Occorre dunque agire con intelligenza e farsi guidare dal proprio Istruttore, percorrendo con umiltà le varie tappe della crescita, armonizzando il complesso energetico con gli strumenti più adeguati alla situazione del momento. Vi sono anche altre vie che si possono percorrere, quali la via dell'azione o la via devozionale, sentieri e pratiche che comunque mirano al superamento della dimensione strettamente egoica, attraverso la donazione di sé e l'abbandono al Divino, sempre tenendo presente però che il fine ultimo del percorso dell'uomo è quello di andare oltre; la mèta finale è sempre e comunque la trascendenza. Non importa quanto tempo ci vorrà, nel profondo di noi stessi sappiamo che siamo chiamati a questo, che possiamo giocare nel teatro della vita, anzi dobbiamo farlo, ma è dietro al gioco che si svela la Realtà ultima. Quando la Coscienza, libera dagli irretimenti dell'io, comincia a riposare in se stessa, il mondo, con le sue lusinghe e le sue tribolazioni, appare per quello che è: il gioco divino, il divenire cosmico che appare e scompare sullo Io schermo immutabile dell'Assoluto, fondamento ineffabile di ogni cosa ma che è al di là di ogni cosa, e noi siamo Quello. Così andiamo errando attraverso le varie vicende della vita ma solo in Lui troveremo alla fine riposo e ristoro. Andiamo errando in cerca di Assoluto perché siamo l'Assoluto, cerchiamo per strade a volte tortuose, a volte incomprensibili, al di là della volontà dell'io che continua a tessere i suoi giochi ma con sempre minor convinzione; finché un giorno, quando la Coscienza sarà libera dall'identificazione con il divenire, ci accorgeremo di essere tornati a casa.

 

«Non nasce né muore Colui il quale è consapevolezza. Questo [atman] non venne ad essere da alcunché, ne alcuno [venne ad essere da Lui]. E non-nato, eterno, sempre uguale e antico; non viene distrutto quando il corpo viene distrutto».

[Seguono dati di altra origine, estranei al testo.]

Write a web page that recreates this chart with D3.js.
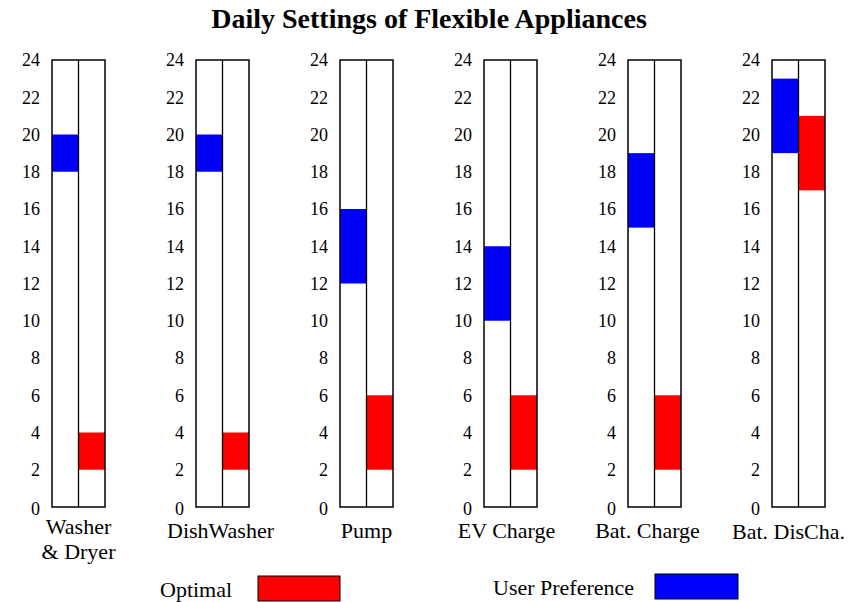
<!DOCTYPE html>
<html><head><meta charset="utf-8">
<script src="https://cdn.jsdelivr.net/npm/d3@7"></script>
<style>body{margin:0;background:#fff}svg{display:block}text{font-family:"Liberation Serif","Times New Roman",serif}</style>
</head><body><svg id="c" width="848" height="602"></svg>
<script>
const categories = ["Washer\n& Dryer","DishWasher","Pump","EV Charge","Bat. Charge","Bat. DisCha."];
const prefStart = [18,18,12,10,15,19];
const prefEnd   = [20,20,16,14,19,23];
const optStart  = [2,2,2,2,2,17];
const optEnd    = [4,4,6,6,6,21];
const yTicks = [0,2,4,6,8,10,12,14,16,18,20,22,24];
const title = "Daily Settings of Flexible Appliances";

const svg = d3.select("#c");
svg.append("text").attr("x",429).attr("y",28).attr("text-anchor","middle")
  .attr("font-size",28).attr("font-weight","bold").text(title);

const y = d3.scaleLinear().domain([0,24]).range([507,60]);
const panelX = d3.scaleBand().domain(d3.range(categories.length)).range([52,916]).paddingInner(0);
const colX = d3.scaleBand().domain(["pref","opt"]).range([0,53]);
// label layout tweaks (pixels) to mirror reference placement
const labelShift = [0,-2,0,-4,-7,-10];
const labelBase  = [534,538,538,538,538,539];

categories.forEach((cat,i)=>{
  const g = svg.append("g").attr("transform",`translate(${panelX(i)},0)`);
  g.append("rect").attr("x",colX("pref")).attr("width",colX.bandwidth())
    .attr("y",y(prefEnd[i])).attr("height",y(prefStart[i])-y(prefEnd[i])).attr("fill","#0000ff");
  g.append("rect").attr("x",colX("opt")).attr("width",colX.bandwidth())
    .attr("y",y(optEnd[i])).attr("height",y(optStart[i])-y(optEnd[i])).attr("fill","#ff0000");
  g.append("rect").attr("x",0).attr("y",y(24)).attr("width",53).attr("height",y(0)-y(24))
    .attr("fill","none").attr("stroke","#000").attr("stroke-width",1.5);
  g.append("line").attr("x1",colX("opt")).attr("x2",colX("opt")).attr("y1",y(24)).attr("y2",y(0))
    .attr("stroke","#000").attr("stroke-width",1.3);
  const ax = g.append("g").call(d3.axisLeft(y).tickValues(yTicks).tickSize(0).tickPadding(12));
  ax.select(".domain").remove();
  ax.selectAll("text").attr("font-size",18).attr("font-family","Liberation Serif, serif").attr("fill","#000")
    .attr("dy", d => d===0 ? "0.4em" : "0.32em");
  const lines = cat.split("\n");
  const cx = 26.5 + labelShift[i];
  const t = g.append("text").attr("x",cx).attr("text-anchor","middle").attr("font-size",22);
  lines.forEach((l,k)=>{
    t.append("tspan").attr("x",cx).attr("y", labelBase[i]+k*25).text(l);
  });
});

// legend
svg.append("text").attr("x",160).attr("y",597).attr("font-size",22).text("Optimal");
svg.append("rect").attr("x",258).attr("y",576).attr("width",82).attr("height",25).attr("fill","#ff0000").attr("stroke","#000").attr("stroke-width",1);
svg.append("text").attr("x",493).attr("y",595).attr("font-size",22).text("User Preference");
svg.append("rect").attr("x",655).attr("y",574).attr("width",83).attr("height",25).attr("fill","#0000ff").attr("stroke","#000").attr("stroke-width",1);
</script></body></html>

«Più piccolo di ciò che è piccolo e più grande di ciò che è grande, l'atman è profondamente nascosto nell'intimo recesso di ogni creatura. Quello lo percepisce Colui che è senza brama e, [allorché realizza] la gloria dell'atman grazie all'acquietamento degli elementi componenti [che sono i sensi ], diviene libero dal dolore» (6)

«Questo supremo Brahman, atman universale, grande dimora dell'esistente, più sottile di ogni cosa sottile, eterno: in verità è te stesso, perché "Tu sei Quello"»

«Tutto ciò che esiste è nato da me, è fondato tutto in me, in me tutto si riassorbe, il Brahman senza dualità sono io stesso» (7)

 

 



 

1. Raphael, Tu sei Quello (tat tvam asi), cap. "Come nasce la subcoscienza". Collezione Vidya. Tutte le citazioni sono tratte da questo volume.

2. Laura Boggio Gilot, Il camminino dello Sviluppo Integrale. Satya Edizioni AIPT.

3. Plotino, Enneadi, III.2.XV. Traduzione di V. Cilento. Laterza, Bari.

4. Laura Boggio Gilot, Il cammino dello Sviluppo Integrale. Cit.

5. Ibidem.

6. Cfr. Katha Upanisad I.II.18 e 20 in Upanisad a cura di Raphael. Bompiani, Milano.

7. Kaivalya Upanisad 16 e 19 in Cinque Upanisad. Traduzione dal sanscrito e commento di Raphael. Collezione Vidya.